Many photographers focus only on the happy moments of a wedding day: the smiles, the laughter, all the things we expect when we hear the word "wedding".
But as a documentary wedding storyteller, I'm interested in capturing the full range of emotion beyond just the "happy": what about nervousness, melancholy, poignant moments, or even reverent silence?
In the photo above, no one is smiling. No one is doing anything for the benefit of the camera; indeed, this seems to be one of those rare and precious images where the photographer (ie: me) "disappears". We can almost imagine that this family doesn't even know they are being photographed.
When you look at this image, you're not 100% sure what the groom is feeling, nor what his parents are feeling. Your eyes move around the photograph again and again, studying the subjects' expressions for clues: the groom's relaxed posture belies the nervousness in his downcast gaze. Maybe he's overwhelmed by the big day ahead? Maybe he's mentally rehearsing his vows, or wondering what the bride's dress will look like.

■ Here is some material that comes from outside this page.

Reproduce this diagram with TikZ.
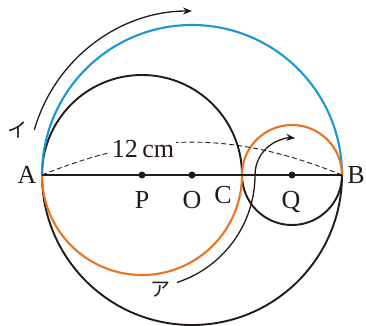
\documentclass[tikz,border=0pt]{standalone}
\usepackage{fontspec}
\setmainfont{Liberation Serif}
\newfontfamily\jpfont{Noto Sans CJK JP}
\usetikzlibrary{arrows.meta}
\definecolor{blueC}{RGB}{25,150,215}
\definecolor{orangeC}{RGB}{235,115,35}
\definecolor{inkC}{RGB}{35,25,25}
\begin{document}
\begin{tikzpicture}[x=1pt,y=1pt,
  circ/.style={line width=1.9pt,inkC},
  bluearc/.style={line width=2.1pt,blueC},
  orangearc/.style={line width=2.1pt,orangeC},
  motion/.style={line width=1.3pt,inkC,-{Stealth[length=9pt,width=7pt]}},
  dot/.style={circle,fill=inkC,inner sep=0pt,minimum size=7pt},
  lab/.style={font=\fontsize{26}{30}\selectfont,text=inkC,inner sep=1pt},
  kana/.style={font=\jpfont\fontsize{20}{24}\selectfont,text=inkC,inner sep=1pt}]
\useasboundingbox (0,0) rectangle (366,325);
\coordinate (A) at (42,150);
\coordinate (B) at (342,150);
\coordinate (O) at (192,150);
\coordinate (P) at (142,150);
\coordinate (C) at (242,150);
\coordinate (Q) at (292,150);
% black halves
\draw[circ] (A) arc[start angle=180,end angle=360,radius=150];
\draw[circ] (A) arc[start angle=180,end angle=0,radius=100];
\draw[circ] (C) arc[start angle=180,end angle=360,radius=50];
% coloured halves
\draw[bluearc] (A) arc[start angle=180,end angle=0,radius=150];
\draw[orangearc] (A) arc[start angle=180,end angle=360,radius=100];
\draw[orangearc] (C) arc[start angle=180,end angle=0,radius=50];
% diameter
\draw[line width=1.1pt,inkC] (A) -- (B);
% dashed length arc
\draw[line width=0.9pt,inkC,dash pattern=on 5pt off 3pt] (A) to[bend left=22] (B);
\node[lab,fill=white,inner sep=2pt] (len) at (143,176) {12\,cm};
% dots
\node[dot] (dP) at (P) {};
\node[dot] (dO) at (O) {};
\node[dot] (dQ) at (Q) {};
% labels
\node[lab] (lA) at (27,150) {A};
\node[lab] (lB) at (356,150) {B};
\node[lab] (lP) at (142,125) {P};
\node[lab] (lO) at (192,125) {O};
\node[lab] (lC) at (223,130) {C};
\node[lab] (lQ) at (291,123) {Q};
% motion arrows
\coordinate (i0) at ([shift={(164:164)}]O);
\draw[motion] (i0) arc[start angle=164,end angle=90,radius=164];
\coordinate (a0) at ([shift={(-72:113)}]P);
\draw[motion] (a0) arc[start angle=-72,end angle=0,radius=113] arc[start angle=180,end angle=85,radius=37];
\node[kana] (ki) at (18,195) {イ};
\node[kana] (ka) at (160,35) {ア};
\end{tikzpicture}
\end{document}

Our eyes move across the frame to his father, who is looking at his son with...empathy? Remembering his own wedding day? We're not sure.
And mom: she's looking out the window. is the contemplating how her life will change now that her son will have a family of his own, a home outside of the house she raised him in? Or maybe she's just watching the sky for errant drops of rain.
This photograph has staying power; a legacy.
The more you look at it, the less you know for certain. Most importantly, when the groom and his parents look at this image, they will remember a real moment, and recall their inner thoughts and feelings on the morning of the wedding day.
What they WON'T remember is some goofy gimmick that the photographer made them do, like standing together giving a thumbs-up, or shaking hands like they are at a business meeting, or any other staged artifice.
Lastly, consider the composition:
Each person has their own "place" in this photograph: dad and mom are in little "boxes" of sort, each feeling something different, apart from but still connected to their son. And look at the beautiful fall off of light on the groom's face, and behind him on the wall.